What to work on: Omit any picture, and return the remaining data exactly as written.

Supplied information:
= = =
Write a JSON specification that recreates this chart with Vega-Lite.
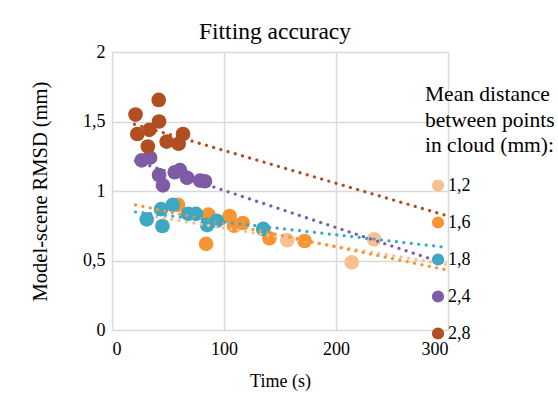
{
  "$schema": "https://vega.github.io/schema/vega-lite/v6.json",
  "autosize": "none",
  "width": 336,
  "height": 278,
  "padding": {"left": 112, "top": 52, "right": 110, "bottom": 69},
  "background": "white",
  "title": {"text": "Fitting accuracy", "font": "Liberation Serif", "fontSize": 23.5, "fontWeight": "normal", "color": "#000000", "anchor": "middle", "offset": 0, "dx": -5},
  "config": {
    "font": "Liberation Serif",
    "view": {"stroke": null},
    "axis": {"labelFont": "Liberation Serif", "titleFont": "Liberation Serif", "labelColor": "#000", "titleColor": "#000", "labelFontSize": 18, "titleFontSize": 18, "titleFontWeight": "normal", "gridColor": "#d9d9d9", "gridWidth": 1.5, "domain": false, "ticks": false}
  },
  "datasets": {
    "points": [
      {"d": "1,2", "t": 156.5, "v": 0.647},
      {"d": "1,2", "t": 214, "v": 0.487},
      {"d": "1,2", "t": 234, "v": 0.652},
      {"d": "1,6", "t": 59, "v": 0.90},
      {"d": "1,6", "t": 86, "v": 0.83},
      {"d": "1,6", "t": 84, "v": 0.62},
      {"d": "1,6", "t": 105, "v": 0.82},
      {"d": "1,6", "t": 109, "v": 0.75},
      {"d": "1,6", "t": 116.7, "v": 0.77},
      {"d": "1,6", "t": 140.5, "v": 0.66},
      {"d": "1,6", "t": 172, "v": 0.64},
      {"d": "1,8", "t": 31, "v": 0.796},
      {"d": "1,8", "t": 45, "v": 0.748},
      {"d": "1,8", "t": 43.8, "v": 0.87},
      {"d": "1,8", "t": 54.2, "v": 0.90},
      {"d": "1,8", "t": 68, "v": 0.835},
      {"d": "1,8", "t": 75, "v": 0.835},
      {"d": "1,8", "t": 85, "v": 0.755},
      {"d": "1,8", "t": 93.5, "v": 0.786},
      {"d": "1,8", "t": 135, "v": 0.727},
      {"d": "2,4", "t": 26.5, "v": 1.22},
      {"d": "2,4", "t": 34, "v": 1.24},
      {"d": "2,4", "t": 42, "v": 1.115},
      {"d": "2,4", "t": 45.5, "v": 1.04},
      {"d": "2,4", "t": 56, "v": 1.135},
      {"d": "2,4", "t": 60.7, "v": 1.15},
      {"d": "2,4", "t": 67, "v": 1.095},
      {"d": "2,4", "t": 78.6, "v": 1.075},
      {"d": "2,4", "t": 83, "v": 1.07},
      {"d": "2,8", "t": 21, "v": 1.55},
      {"d": "2,8", "t": 22.6, "v": 1.41},
      {"d": "2,8", "t": 33.3, "v": 1.44},
      {"d": "2,8", "t": 32, "v": 1.32},
      {"d": "2,8", "t": 41.7, "v": 1.655},
      {"d": "2,8", "t": 42, "v": 1.50},
      {"d": "2,8", "t": 48.8, "v": 1.355},
      {"d": "2,8", "t": 59.5, "v": 1.34},
      {"d": "2,8", "t": 63.4, "v": 1.41}
    ],
    "trends": [
      {"d": "1,2", "t": 40, "v": 0.813},
      {"d": "1,2", "t": 300, "v": 0.47},
      {"d": "1,6", "t": 21, "v": 0.90},
      {"d": "1,6", "t": 300, "v": 0.43},
      {"d": "1,8", "t": 21, "v": 0.849},
      {"d": "1,8", "t": 300, "v": 0.593},
      {"d": "2,4", "t": 21, "v": 1.215},
      {"d": "2,4", "t": 300, "v": 0.47},
      {"d": "2,8", "t": 20, "v": 1.48},
      {"d": "2,8", "t": 300, "v": 0.82}
    ]
  },
  "layer": [
    {
      "data": {"name": "points"},
      "mark": {"type": "circle", "size": 215, "opacity": 1},
      "encoding": {
        "x": {"field": "t", "type": "quantitative", "scale": {"domain": [0, 300], "nice": false}, "axis": {"values": [0, 100, 200, 300], "title": "Time (s)", "labelPadding": 10, "titlePadding": 14, "labelFont": "Liberation Serif", "titleFont": "Liberation Serif"}},
        "y": {"field": "v", "type": "quantitative", "scale": {"domain": [0, 2], "nice": false}, "axis": {"values": [0, 0.5, 1, 1.5, 2], "labelExpr": "replace(format(datum.value, '.1~f'), '.', ',')", "title": "Model-scene RMSD (mm)", "titleFontSize": 20.5, "labelPadding": 7, "titlePadding": 32, "labelFont": "Liberation Serif", "titleFont": "Liberation Serif"}},
        "color": {"field": "d", "type": "nominal",
          "scale": {"domain": ["1,2", "1,6", "1,8", "2,4", "2,8"], "range": ["#F9BF8F", "#F79433", "#3CA8C4", "#7D5CA5", "#B14F22"]},
          "legend": {"title": ["Mean distance", "between points", "in cloud (mm):"], "orient": "none", "legendX": 313, "legendY": 32, "titleFont": "Liberation Serif", "titleFontSize": 21.5, "titleFontWeight": "normal", "titleColor": "#000", "titleLineHeight": 25.5, "titlePadding": 20, "labelFont": "Liberation Serif", "labelFontSize": 18, "labelColor": "#000", "symbolType": "circle", "symbolSize": 115, "symbolOpacity": 1, "symbolOffset": 4, "rowPadding": 19, "labelOffset": 1}
        }
      }
    },
    {
      "data": {"name": "trends"},
      "mark": {"type": "line", "strokeWidth": 3.2, "strokeDash": [0.1, 7.4], "strokeCap": "round"},
      "encoding": {
        "x": {"field": "t", "type": "quantitative"},
        "y": {"field": "v", "type": "quantitative"},
        "color": {"field": "d", "type": "nominal", "legend": null}
      }
    }
  ]
}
= = =
Correct answer:
Write a JSON specification that recreates this chart with Vega-Lite.
{
  "$schema": "https://vega.github.io/schema/vega-lite/v6.json",
  "autosize": "none",
  "width": 336,
  "height": 278,
  "padding": {"left": 112, "top": 52, "right": 110, "bottom": 69},
  "background": "white",
  "title": {"text": "Fitting accuracy", "font": "Liberation Serif", "fontSize": 23.5, "fontWeight": "normal", "color": "#000000", "anchor": "middle", "offset": 0, "dx": -5},
  "config": {
    "font": "Liberation Serif",
    "view": {"stroke": null},
    "axis": {"labelFont": "Liberation Serif", "titleFont": "Liberation Serif", "labelColor": "#000", "titleColor": "#000", "labelFontSize": 18, "titleFontSize": 18, "titleFontWeight": "normal", "gridColor": "#d9d9d9", "gridWidth": 1.5, "domain": false, "ticks": false}
  },
  "datasets": {
    "points": [
      {"d": "1,2", "t": 156.5, "v": 0.647},
      {"d": "1,2", "t": 214, "v": 0.487},
      {"d": "1,2", "t": 234, "v": 0.652},
      {"d": "1,6", "t": 59, "v": 0.90},
      {"d": "1,6", "t": 86, "v": 0.83},
      {"d": "1,6", "t": 84, "v": 0.62},
      {"d": "1,6", "t": 105, "v": 0.82},
      {"d": "1,6", "t": 109, "v": 0.75},
      {"d": "1,6", "t": 116.7, "v": 0.77},
      {"d": "1,6", "t": 140.5, "v": 0.66},
      {"d": "1,6", "t": 172, "v": 0.64},
      {"d": "1,8", "t": 31, "v": 0.796},
      {"d": "1,8", "t": 45, "v": 0.748},
      {"d": "1,8", "t": 43.8, "v": 0.87},
      {"d": "1,8", "t": 54.2, "v": 0.90},
      {"d": "1,8", "t": 68, "v": 0.835},
      {"d": "1,8", "t": 75, "v": 0.835},
      {"d": "1,8", "t": 85, "v": 0.755},
      {"d": "1,8", "t": 93.5, "v": 0.786},
      {"d": "1,8", "t": 135, "v": 0.727},
      {"d": "2,4", "t": 26.5, "v": 1.22},
      {"d": "2,4", "t": 34, "v": 1.24},
      {"d": "2,4", "t": 42, "v": 1.115},
      {"d": "2,4", "t": 45.5, "v": 1.04},
      {"d": "2,4", "t": 56, "v": 1.135},
      {"d": "2,4", "t": 60.7, "v": 1.15},
      {"d": "2,4", "t": 67, "v": 1.095},
      {"d": "2,4", "t": 78.6, "v": 1.075},
      {"d": "2,4", "t": 83, "v": 1.07},
      {"d": "2,8", "t": 21, "v": 1.55},
      {"d": "2,8", "t": 22.6, "v": 1.41},
      {"d": "2,8", "t": 33.3, "v": 1.44},
      {"d": "2,8", "t": 32, "v": 1.32},
      {"d": "2,8", "t": 41.7, "v": 1.655},
      {"d": "2,8", "t": 42, "v": 1.50},
      {"d": "2,8", "t": 48.8, "v": 1.355},
      {"d": "2,8", "t": 59.5, "v": 1.34},
      {"d": "2,8", "t": 63.4, "v": 1.41}
    ],
    "trends": [
      {"d": "1,2", "t": 40, "v": 0.813},
      {"d": "1,2", "t": 300, "v": 0.47},
      {"d": "1,6", "t": 21, "v": 0.90},
      {"d": "1,6", "t": 300, "v": 0.43},
      {"d": "1,8", "t": 21, "v": 0.849},
      {"d": "1,8", "t": 300, "v": 0.593},
      {"d": "2,4", "t": 21, "v": 1.215},
      {"d": "2,4", "t": 300, "v": 0.47},
      {"d": "2,8", "t": 20, "v": 1.48},
      {"d": "2,8", "t": 300, "v": 0.82}
    ]
  },
  "layer": [
    {
      "data": {"name": "points"},
      "mark": {"type": "circle", "size": 215, "opacity": 1},
      "encoding": {
        "x": {"field": "t", "type": "quantitative", "scale": {"domain": [0, 300], "nice": false}, "axis": {"values": [0, 100, 200, 300], "title": "Time (s)", "labelPadding": 10, "titlePadding": 14, "labelFont": "Liberation Serif", "titleFont": "Liberation Serif"}},
        "y": {"field": "v", "type": "quantitative", "scale": {"domain": [0, 2], "nice": false}, "axis": {"values": [0, 0.5, 1, 1.5, 2], "labelExpr": "replace(format(datum.value, '.1~f'), '.', ',')", "title": "Model-scene RMSD (mm)", "titleFontSize": 20.5, "labelPadding": 7, "titlePadding": 32, "labelFont": "Liberation Serif", "titleFont": "Liberation Serif"}},
        "color": {"field": "d", "type": "nominal",
          "scale": {"domain": ["1,2", "1,6", "1,8", "2,4", "2,8"], "range": ["#F9BF8F", "#F79433", "#3CA8C4", "#7D5CA5", "#B14F22"]},
          "legend": {"title": ["Mean distance", "between points", "in cloud (mm):"], "orient": "none", "legendX": 313, "legendY": 32, "titleFont": "Liberation Serif", "titleFontSize": 21.5, "titleFontWeight": "normal", "titleColor": "#000", "titleLineHeight": 25.5, "titlePadding": 20, "labelFont": "Liberation Serif", "labelFontSize": 18, "labelColor": "#000", "symbolType": "circle", "symbolSize": 115, "symbolOpacity": 1, "symbolOffset": 4, "rowPadding": 19, "labelOffset": 1}
        }
      }
    },
    {
      "data": {"name": "trends"},
      "mark": {"type": "line", "strokeWidth": 3.2, "strokeDash": [0.1, 7.4], "strokeCap": "round"},
      "encoding": {
        "x": {"field": "t", "type": "quantitative"},
        "y": {"field": "v", "type": "quantitative"},
        "color": {"field": "d", "type": "nominal", "legend": null}
      }
    }
  ]
}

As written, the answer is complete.